It was never going to be a marriage of philosophies: Carrie Ford, nine stone of resolve and an obsession to claim a Grand National for the distaff side of the jockeys' fraternity, and Ginger McCain, who had proclaimed that if she achieved any such thing he would "bare my bum to the winds".
For weeks, she had withstood his jibes: that she was unsuited to her partnership with such a National favourite, that Ford should have perhaps been entered for the 12.30 at Windsor Guildhall rather than the 4.10 at Aintree.
Whatever the public's thoughts about the merits of the former occasion, there was no doubting their approval for the sole female participant of the latter. There was strong belief that on the big day it would be a union made in heaven for Ford, aboard her "little white-faced freak", as she describes the 11-year-old, Forest Gunner, trained by her husband Richard.
Here on the course and, apparently, from those surveying events from home, the weight of betting money indicated a contempt for the decidedly un-PC forecast of McCain, the trainer of Red Rum and Amberleigh House, who had contended that "horses do not win Nationals ridden by women". Ford was determined that she would provide the most cutting answer on the racecourse, although it was perhaps just as well that she was not aware of the spectacular nature of that financial support. Bookmaker William Hill's David Hood estimated that industry-wide, the weight of £8m of the £120m total staked on the race had been placed on the shoulders of Ford.
Forest Gunner started second favourite. For expectant punters, that meant potential winnings of around £75m. For his rider, this 33-year-old mother of one young daughter, the profit from victory would be Grand National immortality. Certainly, Forest Gunner was deemed liable to perform rather more auspiciously than the 12 horses previously ridden by women, who had recorded, with one exception, a depressing litany of outcomes: "refused", "pulled up", "fell", unseated, and "last".

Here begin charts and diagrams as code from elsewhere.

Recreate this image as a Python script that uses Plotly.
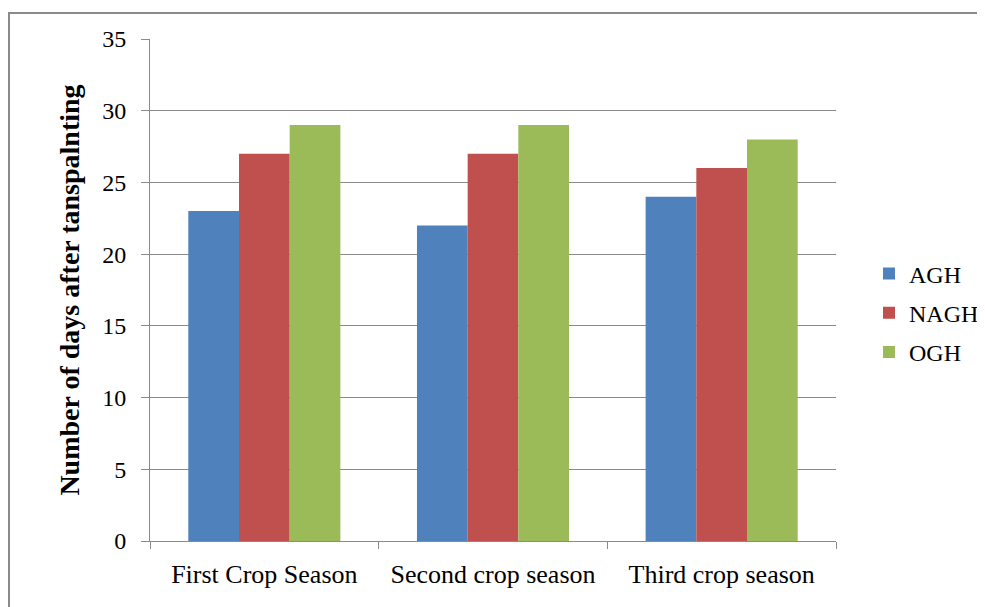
import plotly.graph_objects as go

categories = ["First Crop Season", "Second crop season", "Third crop season"]
series_names = ["AGH", "NAGH", "OGH"]
agh = [23, 22, 24]
nagh = [27, 27, 26]
ogh = [29, 29, 28]
colors = ["#4F81BD", "#C0504D", "#9BBB59"]
y_ticks = [0, 5, 10, 15, 20, 25, 30, 35]

# page body has an 8px margin; plot area on page: x 150..836, y 39..541
OFF = 8
W, H = 985 - OFF, 607 - OFF
L, R, T, B = 150 - OFF, 985 - 836, 39 - OFF, 607 - 541
pw, ph = 836 - 150, 541 - 39

fig = go.Figure()
for name, vals, c in zip(series_names, [agh, nagh, ogh], colors):
    fig.add_trace(go.Bar(x=categories, y=vals, name=name, marker_color=c,
                         marker_line_width=0, legendgroup=name))

ff = "Liberation Serif, Times New Roman, serif"
grid = "#8a8a8a"
fig.update_layout(
    width=W, height=H,
    margin=dict(l=L, r=R, t=T, b=B, autoexpand=False),
    paper_bgcolor="white", plot_bgcolor="white",
    barmode="group", bargap=0.335, bargroupgap=0,
    font=dict(family=ff, size=22, color="black"),
    legend=dict(x=(869 - 150) / pw, y=(541 - 313) / ph, xanchor="left", yanchor="middle",
                font=dict(size=24, family=ff), tracegroupgap=5,
                itemwidth=30, bgcolor="rgba(0,0,0,0)"),
    showlegend=True,
)
fig.update_xaxes(showline=True, linecolor=grid, linewidth=1,
                 ticks="outside", tickson="boundaries", ticklen=7, tickcolor=grid,
                 tickfont=dict(size=26, family=ff), showgrid=False, ticklabelstandoff=10)
fig.update_yaxes(range=[0, 35], tickvals=y_ticks, showline=True, linecolor=grid,
                 linewidth=1, ticks="outside", ticklen=8, tickcolor=grid,
                 showgrid=True, gridcolor=grid, gridwidth=1, zeroline=False,
                 tickfont=dict(size=24, family=ff), ticklabelstandoff=10,
                 title=dict(text="<b>Number of days after tanspalnting</b>",
                            font=dict(size=28, family=ff), standoff=14))

# outer chart border
fig.add_shape(type="rect", xref="paper", yref="paper",
              x0=(9 - 150) / pw, x1=(1000 - 150) / pw,
              y0=(541 - 640) / ph, y1=(541 - 13) / ph,
              line=dict(color=grid, width=2), fillcolor="rgba(0,0,0,0)", layer="below")

fig.write_html("out.html")
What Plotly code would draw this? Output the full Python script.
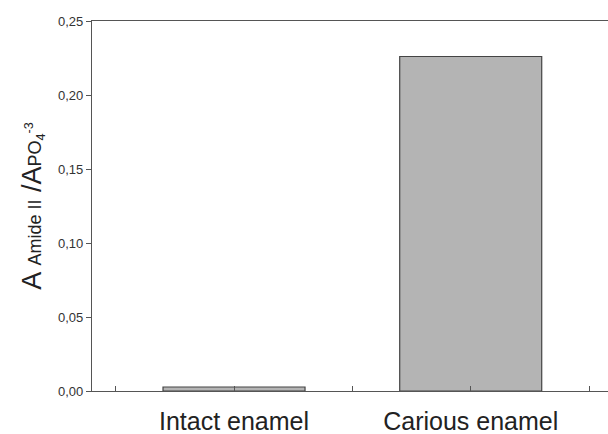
import plotly.graph_objects as go

categories = ["Intact enamel", "Carious enamel"]
values = [0.0027, 0.226]
y_ticks = [0.00, 0.05, 0.10, 0.15, 0.20, 0.25]
x_between_ticks = [-0.5, 0.5, 1.5]

xpos = list(range(len(categories)))

title_text = ("A <span style='font-size:18px'>Amide II</span> /A"
              "<span style='font-size:18px'>PO<sub>4</sub><sup>-3</sup></span>")

fig = go.Figure()
fig.add_trace(go.Bar(
    x=xpos, y=values, width=0.6,
    marker=dict(color="#b4b4b4", line=dict(color="#444444", width=1.2)),
))

fig.update_layout(
    width=608, height=434,
    margin=dict(l=92, r=0, t=21, b=43),
    paper_bgcolor="white", plot_bgcolor="white",
    separators=",.",
    showlegend=False,
    font=dict(family="Liberation Sans, Arial, sans-serif", color="#222222"),
    xaxis=dict(
        range=[-0.6, 1.58], tickvals=xpos, ticktext=categories,
        ticks="inside", ticklen=5, tickcolor="#555555", tickwidth=1,
        minor=dict(tickvals=x_between_ticks, ticks="inside", ticklen=5,
                   tickcolor="#555555", tickwidth=1, showgrid=False),
        showline=True, linecolor="#555555", linewidth=1.2, mirror=True,
        showgrid=False, zeroline=False,
        tickfont=dict(size=25, color="#222222"),
        ticklabelstandoff=8, automargin=False,
    ),
    yaxis=dict(
        range=[0, 0.25], tickvals=y_ticks, tickformat=".2f",
        ticks="outside", ticklen=5, tickcolor="#555555", tickwidth=1,
        showline=True, linecolor="#555555", linewidth=1.2, mirror=False,
        showgrid=False, zeroline=False, automargin=False,
        tickfont=dict(size=13, color="#333333"),
        title=dict(text=title_text, font=dict(size=27, color="#222222"), standoff=8),
    ),
)

fig.write_html("out.html")
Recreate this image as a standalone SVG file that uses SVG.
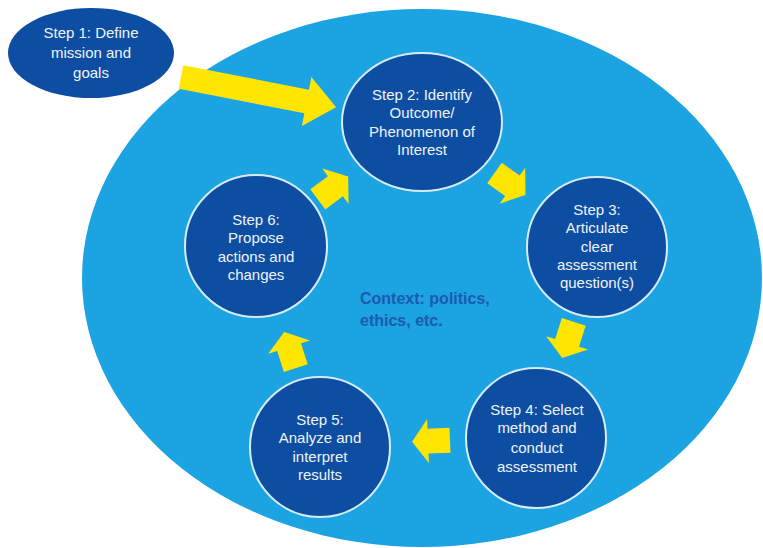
<svg xmlns="http://www.w3.org/2000/svg" width="763" height="548" viewBox="0 0 763 548">
<style>
.bg{fill:#1CA3E2}
.step{fill:#0D4EA2;stroke:#D6ECF8;stroke-width:2}
.s1{fill:#0D4EA2}
.lbl{font-family:"Liberation Sans",Arial,sans-serif;font-size:15px;fill:#EEF4FB;text-anchor:middle}
.ctx{font-family:"Liberation Sans",Arial,sans-serif;font-size:16px;font-weight:bold;fill:#1B5BAA}
.arr{fill:#FFE600}
</style>
<defs>
<polygon id="blk" points="-19,-12.5 3,-12.5 3,-22 19,0 3,22 3,12.5 -19,12.5"/>
</defs>
<rect width="763" height="548" fill="#FFFFFF"/>
<g id="context">
<ellipse class="bg" cx="422" cy="278" rx="340" ry="269"/>
<text class="ctx" x="360" y="304">Context: politics,</text>
<text class="ctx" x="360" y="326">ethics, etc.</text>
</g>
<g id="connectors">
<polygon class="arr" transform="translate(181,77) rotate(11)" points="0,-12 128,-12 128,-25 158,0 128,25 128,12 0,12"/>
<use href="#blk" class="arr" transform="translate(510,184) rotate(35.5)"/>
<use href="#blk" class="arr" transform="translate(568,340) rotate(107.7)"/>
<use href="#blk" class="arr" transform="translate(431,441) rotate(177.6)"/>
<use href="#blk" class="arr" transform="translate(290,350) rotate(-107.7)"/>
<use href="#blk" class="arr" transform="translate(333,188) rotate(-36.8)"/>
</g>
<g id="step1">
<ellipse class="s1" cx="91" cy="53" rx="83" ry="45"/>
<text class="lbl" x="91" y="38">Step 1: Define</text>
<text class="lbl" x="91" y="58">mission and</text>
<text class="lbl" x="91" y="78">goals</text>
</g>
<g id="step2">
<ellipse class="step" cx="422" cy="122" rx="80" ry="69"/>
<text class="lbl" x="422" y="100">Step 2: Identify</text>
<text class="lbl" x="422" y="118">Outcome/</text>
<text class="lbl" x="422" y="137">Phenomenon of</text>
<text class="lbl" x="422" y="155">Interest</text>
</g>
<g id="step3">
<circle class="step" cx="597" cy="247" r="70"/>
<text class="lbl" x="597" y="215">Step 3:</text>
<text class="lbl" x="597" y="233">Articulate</text>
<text class="lbl" x="597" y="252">clear</text>
<text class="lbl" x="597" y="270">assessment</text>
<text class="lbl" x="597" y="288">question(s)</text>
</g>
<g id="step4">
<circle class="step" cx="536" cy="438" r="70"/>
<text class="lbl" x="537" y="415">Step 4: Select</text>
<text class="lbl" x="537" y="433">method and</text>
<text class="lbl" x="537" y="453">conduct</text>
<text class="lbl" x="537" y="472">assessment</text>
</g>
<g id="step5">
<circle class="step" cx="320" cy="447" r="70"/>
<text class="lbl" x="320" y="425">Step 5:</text>
<text class="lbl" x="320" y="443">Analyze and</text>
<text class="lbl" x="320" y="462">interpret</text>
<text class="lbl" x="320" y="480">results</text>
</g>
<g id="step6">
<circle class="step" cx="256" cy="246" r="71"/>
<text class="lbl" x="256" y="225">Step 6:</text>
<text class="lbl" x="256" y="243">Propose</text>
<text class="lbl" x="256" y="262">actions and</text>
<text class="lbl" x="256" y="280">changes</text>
</g>
</svg>
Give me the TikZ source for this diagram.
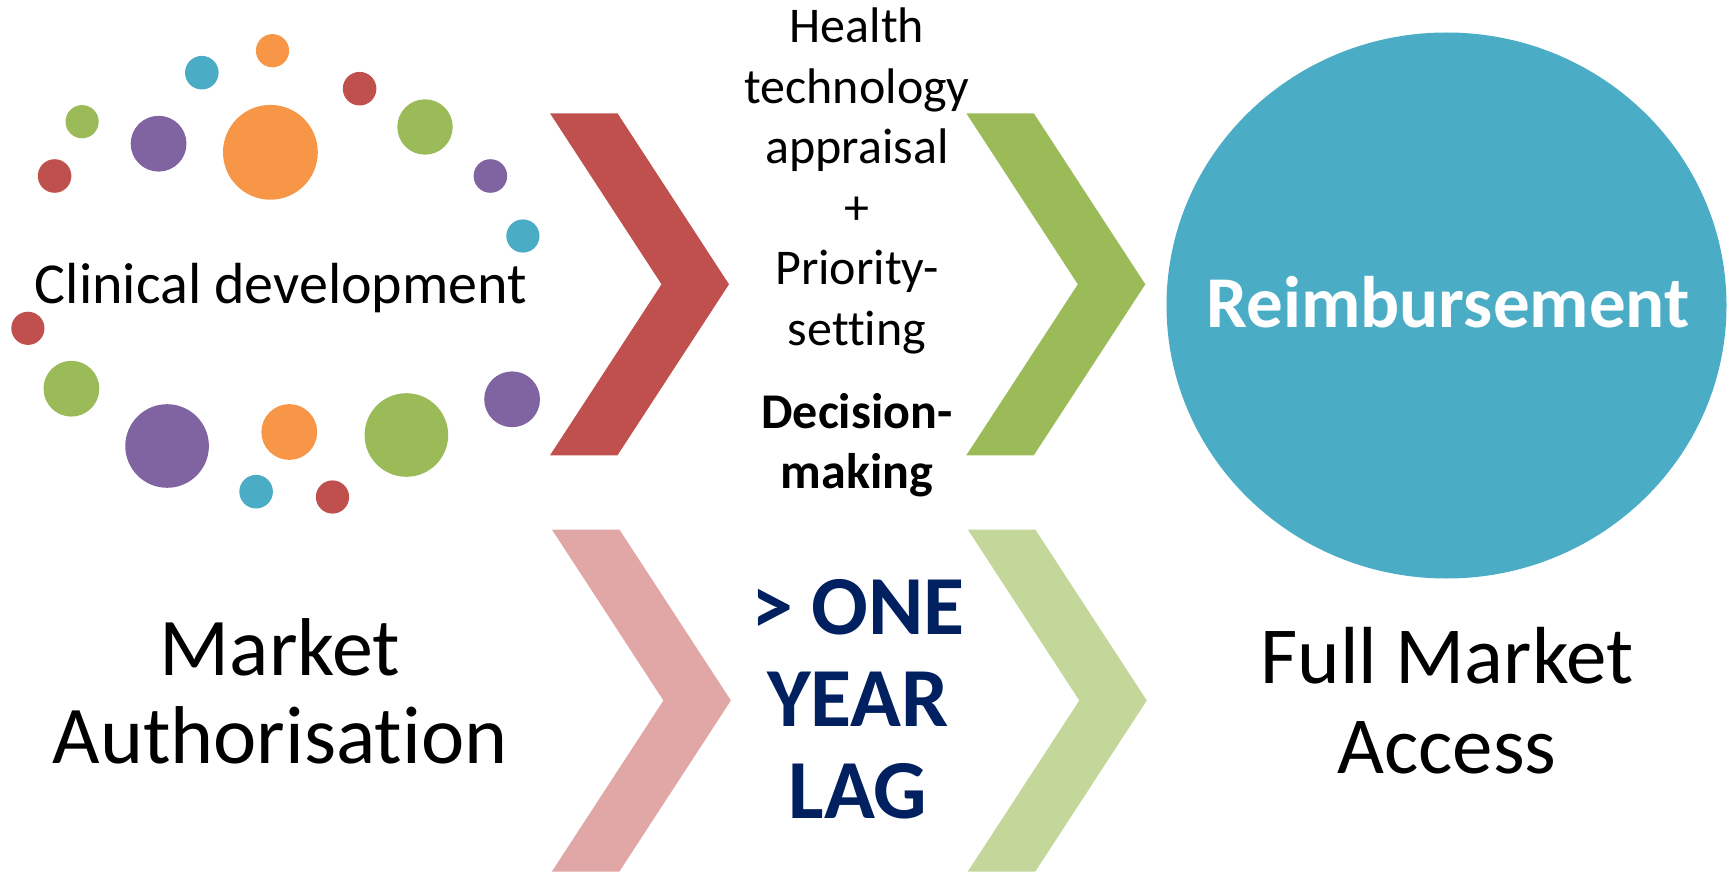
\documentclass[tikz,border=0pt]{standalone}
\usepackage{fontspec}
\setmainfont{Carlito}[Ligatures={NoCommon}]
\definecolor{cred}{HTML}{C0504D}
\definecolor{cgreen}{HTML}{9BBB59}
\definecolor{cpink}{HTML}{E0A7A6}
\definecolor{clgreen}{HTML}{C4D79B}
\definecolor{cblue}{HTML}{4BACC6}
\definecolor{corange}{HTML}{F79646}
\definecolor{cpurple}{HTML}{8064A2}
\definecolor{cnavy}{HTML}{002060}
\begin{document}
\begin{tikzpicture}[x=1pt,y=-1pt,
  lbl/.style={inner sep=0pt, anchor=base, align=center},
  chev/.pic={\fill (0,0) -- (67.5,0) -- (179,171) -- (67.5,342) -- (0,342) -- (111.5,171) -- cycle;}]
\useasboundingbox (0,0) rectangle (1733,872);
% dots
\foreach \x/\y/\r/\c in {
  272.5/50.7/16.6/corange, 201.8/72.7/16.8/cblue, 359.6/88.7/16.8/cred,
  82.1/121.7/16.6/cgreen, 158.6/143.7/27.9/cpurple, 270.4/152.3/47.4/corange,
  425/127/27.7/cgreen, 54.6/176/16.8/cred, 490.4/176/16.8/cpurple,
  522.9/236/16.6/cblue, 27.9/328.3/16.6/cred, 71.4/388.7/27.9/cgreen,
  167.1/446/41.8/cpurple, 289.3/432/27.9/corange, 406.4/435/41.8/cgreen,
  512.1/399.3/27.9/cpurple, 256.1/491.7/16.8/cblue, 332.5/497/16.6/cred}
  \fill[\c] (\x,\y) circle[radius=\r pt];
% chevrons
\pic[fill=cred] at (550,113.3) {chev};
\pic[fill=cgreen] at (966.3,113.3) {chev};
\pic[fill=cpink] at (551.9,529.5) {chev};
\pic[fill=clgreen] at (967.8,529.5) {chev};
% big circle
\fill[cblue] (1446.5,305.5) ellipse[x radius=280pt, y radius=273pt];
% texts (base anchor = baseline of the last line)
\node[lbl, font=\fontsize{58}{70}\selectfont] (clin) at (281,303) {Clinical development};
\node[lbl, font=\fontsize{50}{60.5}\selectfont] (hta) at (857,345.2)
  {Health\\technology\\appraisal\\+\\Priority-\\setting};
\node[lbl, font=\bfseries\fontsize{50}{60}\selectfont] (dec) at (857,488.3) {Decision-\\making};
\node[lbl, font=\bfseries\fontsize{73}{88}\selectfont, text=white] (reimb) at (1448,327.6) {Reimbursement};
\node[lbl, font=\fontsize{82}{88.3}\selectfont] (ma) at (280,763.3) {Market\\Authorisation};
\node[lbl, font=\bfseries\fontsize{84}{92}\selectfont, text=cnavy] (lag) at (858,818.3) {> ONE\\YEAR\\LAG};
\node[lbl, font=\fontsize{81}{90}\selectfont] (fma) at (1447,773.3) {Full Market\\Access};
\end{tikzpicture}
\end{document}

Despite McCain's doubts, there was no doubting Ford's fitness from her regular work-riding at home. As for tactical awareness, she had taken the counsel of Neale Doughty, rider of the 1984 victor, Hallo Dandy. Before the race, Ford had sought the haven of the lady jockeys room, where a calm environment is ensured by the presence of two attendants who prefer knitting to horseracing. By all account, Black Beauty could romp home and they wouldn't raise an eyelid from their stitches. There, the National's 13th woman rider since the race was inaugurated in 1839 could focus and prepare herself mentally. She emerged, weighed out and posed for a "team photo" with her 39 male counterparts before forcing her way through the throng to the parade ring.
Her husband watched transfixed from the sidelines. His words of a few days ago came to mind when he was asked about the trepidation he would experience witnessing his wife participate in this of all races: "When we married, we both knew what we were letting ourselves in for. I'm the one who sits there as it unfolds and hopes that there won't be too many pieces to pick up if it all goes pear-shaped. If it does, it's my fault."
In the end, the four and a half miles and 30 obstacles proved probably around a mile too far for Forest Gunner. For much of the race, he was cantering easily among the leading pack. The horse who has twice won over these fences, but at a lesser distance of 2m 6f in the Fox Hunters' Chase, appeared poised to lay down a serious challenge to the eventual victor, Hedgehunter and those pursuing him. Ford and Forest Gunner eventually had to accept fifth, beaten by 27 lengths, that finishing position equalling the best performance by a woman in the National, Rosemary Henderson's achievement on Fiddlers Pike in 1994.
"It was a better class of race than he's run here before," the rider said. "He was brilliant. There was a couple of times when he had to reach for his fences and he just scraped over the Chair. To be honest, he was running on vapours from the Melling Road and it was down to his huge courage that he kept up with them. It's a tremendous feeling having done it. I loved it - it was the thrill of a lifetime."
Then she was asked if she would be back next year. "He might be. I won't be," Ford retorted with finality. She has always maintained that win or lose, this would definitely be her final race.
Her husband added: "I am absolutely chuffed - everything went right, but there was always that little doubt that he would get home, and he hasn't."
Ford was among the nine National "virgins", though such a status has never rendered a partnership forlorn, as winning jockey Ruby Walsh will attest having been successful here on his first National mount, Papillon in 2000.
Christian Williams, the champion novice point-to-point rider in his first season, came frustratingly close to joining that fraternity, the 40-1 shot Clan Royal, trained by Paul Nicholls, emerging the best of the chasing pack behind the comfortable winner.
But Walsh apart, this was Ford's day. Even McCain, whose Amberleigh House finished behind her in 10th, admitted he was getting worried. Richard Ford said: "Ginger came up to me and said 'I thought I was going to get a cold bum there'." There can be no greater accolade than that.